"TUNE: Vanishing Point" by Derek Kirk Kim reminds me a lot of Scott Pilgrim. It has the same retro feel to it. It's the story of an illustrator named Andy who dropped out of college. The book starts in a college end of the year party. It's made clear that he has a crush on a girl named Yumi. Yumi happens to be one of Andy's best friends. After Andy dropped out, his parents gave him a week to find an "art" job. The only people who would accept him wouldn't even pay him. At the end of the week Andy was given a lecture from his dad about how he wasn't special, he wasn't going to be famous and he wasn't destined for great things. I know, what a great dad. Andy is forced to go into the magical world of unemployment. He looks for work in offices, coffee shops, newspapers and fast food restaurants. None of them hire him.
One day while Andy sulks, he notices he is being drawn by Yumi. Once she finishes, she lets Andy look at a few pages in the front of her sketchbook. She doesn't let him look in the back because that's her journal. In a few minutes, she runs off to class, accidentally forgetting her sketchbook. Andy decides that no harm could come from reading a few more pages. Of course he ends up reading the whole book. Towards the end of the sketchbook, Andy learns that Yumi is just as in love with him as he is with her. In an hour he is at a job interview with aliens. I wont spoil everything, but lets just say Andy finds employment.

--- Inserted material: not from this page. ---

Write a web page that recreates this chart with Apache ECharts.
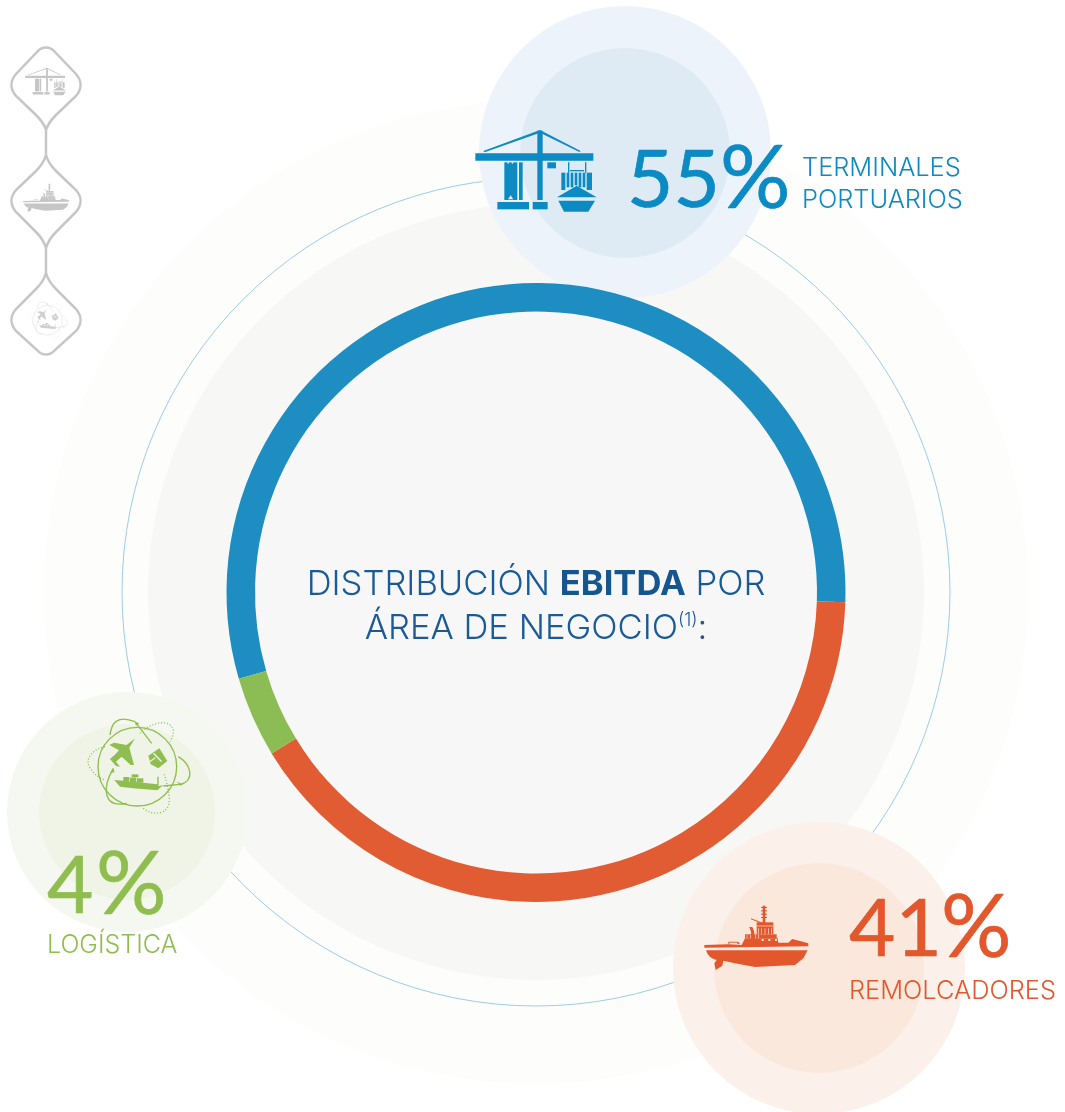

The artwork in Vanishing Point is not the biggest whoop, but the thing I like about it is how the aliens are drawn. They are purposefully made to look like Marvin the Martian. Everything else is pretty normal.
I would not suggest this book for immature audiences. There is a bit of strong language. If you can handle that, you can handle this. Vanishing Point came out recently so there is no sequel yet. I'm pretty sure that there will be another TUNE in the future. I would give Vanishing Point 3.5 alien abductions out of 5.